# Task to carry out
Please transcribe the listing below in full and word for word, without its pictures.

===============

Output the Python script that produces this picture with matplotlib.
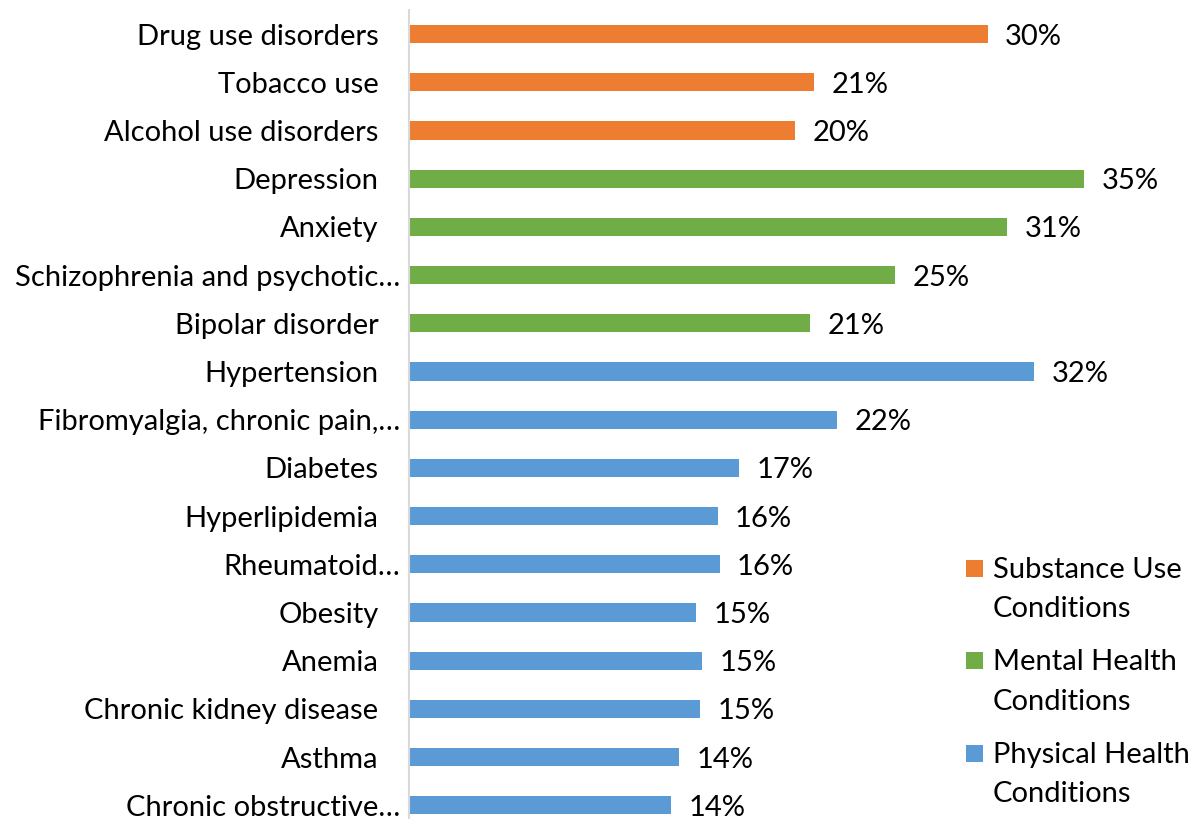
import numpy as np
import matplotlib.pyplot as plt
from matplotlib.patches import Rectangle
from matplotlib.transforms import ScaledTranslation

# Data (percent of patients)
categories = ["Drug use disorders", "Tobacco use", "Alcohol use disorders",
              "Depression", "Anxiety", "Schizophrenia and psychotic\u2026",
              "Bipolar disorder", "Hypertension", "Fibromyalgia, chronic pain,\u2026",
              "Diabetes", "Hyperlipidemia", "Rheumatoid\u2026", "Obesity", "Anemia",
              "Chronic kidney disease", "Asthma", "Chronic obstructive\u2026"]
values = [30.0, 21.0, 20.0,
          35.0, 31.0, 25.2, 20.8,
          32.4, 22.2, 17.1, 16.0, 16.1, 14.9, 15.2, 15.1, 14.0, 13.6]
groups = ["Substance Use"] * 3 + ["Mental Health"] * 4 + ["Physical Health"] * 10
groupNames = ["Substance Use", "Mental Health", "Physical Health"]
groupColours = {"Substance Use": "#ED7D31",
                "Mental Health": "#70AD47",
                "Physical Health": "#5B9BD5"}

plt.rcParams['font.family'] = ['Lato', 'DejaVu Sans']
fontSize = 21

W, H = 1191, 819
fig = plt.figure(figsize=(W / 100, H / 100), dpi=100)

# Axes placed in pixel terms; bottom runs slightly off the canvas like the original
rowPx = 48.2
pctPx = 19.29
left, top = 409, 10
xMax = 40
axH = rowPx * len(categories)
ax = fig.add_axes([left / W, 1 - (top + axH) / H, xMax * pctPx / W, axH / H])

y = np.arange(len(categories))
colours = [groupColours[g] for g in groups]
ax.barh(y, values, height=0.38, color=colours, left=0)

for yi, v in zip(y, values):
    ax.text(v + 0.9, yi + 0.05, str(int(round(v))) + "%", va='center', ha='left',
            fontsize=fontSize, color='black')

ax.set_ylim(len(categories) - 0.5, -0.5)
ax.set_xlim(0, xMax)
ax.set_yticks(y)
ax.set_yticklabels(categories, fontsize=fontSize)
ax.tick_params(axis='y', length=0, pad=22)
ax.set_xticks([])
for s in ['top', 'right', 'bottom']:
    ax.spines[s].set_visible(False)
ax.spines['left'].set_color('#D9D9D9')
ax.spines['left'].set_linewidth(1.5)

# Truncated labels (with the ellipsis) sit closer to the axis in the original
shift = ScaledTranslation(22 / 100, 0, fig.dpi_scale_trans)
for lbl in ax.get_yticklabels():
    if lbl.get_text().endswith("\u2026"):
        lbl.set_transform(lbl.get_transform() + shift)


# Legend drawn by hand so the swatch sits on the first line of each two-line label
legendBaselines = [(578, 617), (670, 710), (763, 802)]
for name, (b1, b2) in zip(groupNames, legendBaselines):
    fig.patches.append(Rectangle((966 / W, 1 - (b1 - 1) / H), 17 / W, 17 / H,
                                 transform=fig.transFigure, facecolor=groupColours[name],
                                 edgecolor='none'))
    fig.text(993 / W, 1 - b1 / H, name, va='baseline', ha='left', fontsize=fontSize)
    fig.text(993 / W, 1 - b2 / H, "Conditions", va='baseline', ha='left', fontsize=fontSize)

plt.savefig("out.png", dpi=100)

===============

# Completed task
Output the Python script that produces this picture with matplotlib.
import numpy as np
import matplotlib.pyplot as plt
from matplotlib.patches import Rectangle
from matplotlib.transforms import ScaledTranslation

# Data (percent of patients)
categories = ["Drug use disorders", "Tobacco use", "Alcohol use disorders",
              "Depression", "Anxiety", "Schizophrenia and psychotic\u2026",
              "Bipolar disorder", "Hypertension", "Fibromyalgia, chronic pain,\u2026",
              "Diabetes", "Hyperlipidemia", "Rheumatoid\u2026", "Obesity", "Anemia",
              "Chronic kidney disease", "Asthma", "Chronic obstructive\u2026"]
values = [30.0, 21.0, 20.0,
          35.0, 31.0, 25.2, 20.8,
          32.4, 22.2, 17.1, 16.0, 16.1, 14.9, 15.2, 15.1, 14.0, 13.6]
groups = ["Substance Use"] * 3 + ["Mental Health"] * 4 + ["Physical Health"] * 10
groupNames = ["Substance Use", "Mental Health", "Physical Health"]
groupColours = {"Substance Use": "#ED7D31",
                "Mental Health": "#70AD47",
                "Physical Health": "#5B9BD5"}

plt.rcParams['font.family'] = ['Lato', 'DejaVu Sans']
fontSize = 21

W, H = 1191, 819
fig = plt.figure(figsize=(W / 100, H / 100), dpi=100)

# Axes placed in pixel terms; bottom runs slightly off the canvas like the original
rowPx = 48.2
pctPx = 19.29
left, top = 409, 10
xMax = 40
axH = rowPx * len(categories)
ax = fig.add_axes([left / W, 1 - (top + axH) / H, xMax * pctPx / W, axH / H])

y = np.arange(len(categories))
colours = [groupColours[g] for g in groups]
ax.barh(y, values, height=0.38, color=colours, left=0)

for yi, v in zip(y, values):
    ax.text(v + 0.9, yi + 0.05, str(int(round(v))) + "%", va='center', ha='left',
            fontsize=fontSize, color='black')

ax.set_ylim(len(categories) - 0.5, -0.5)
ax.set_xlim(0, xMax)
ax.set_yticks(y)
ax.set_yticklabels(categories, fontsize=fontSize)
ax.tick_params(axis='y', length=0, pad=22)
ax.set_xticks([])
for s in ['top', 'right', 'bottom']:
    ax.spines[s].set_visible(False)
ax.spines['left'].set_color('#D9D9D9')
ax.spines['left'].set_linewidth(1.5)

# Truncated labels (with the ellipsis) sit closer to the axis in the original
shift = ScaledTranslation(22 / 100, 0, fig.dpi_scale_trans)
for lbl in ax.get_yticklabels():
    if lbl.get_text().endswith("\u2026"):
        lbl.set_transform(lbl.get_transform() + shift)


# Legend drawn by hand so the swatch sits on the first line of each two-line label
legendBaselines = [(578, 617), (670, 710), (763, 802)]
for name, (b1, b2) in zip(groupNames, legendBaselines):
    fig.patches.append(Rectangle((966 / W, 1 - (b1 - 1) / H), 17 / W, 17 / H,
                                 transform=fig.transFigure, facecolor=groupColours[name],
                                 edgecolor='none'))
    fig.text(993 / W, 1 - b1 / H, name, va='baseline', ha='left', fontsize=fontSize)
    fig.text(993 / W, 1 - b2 / H, "Conditions", va='baseline', ha='left', fontsize=fontSize)

plt.savefig("out.png", dpi=100)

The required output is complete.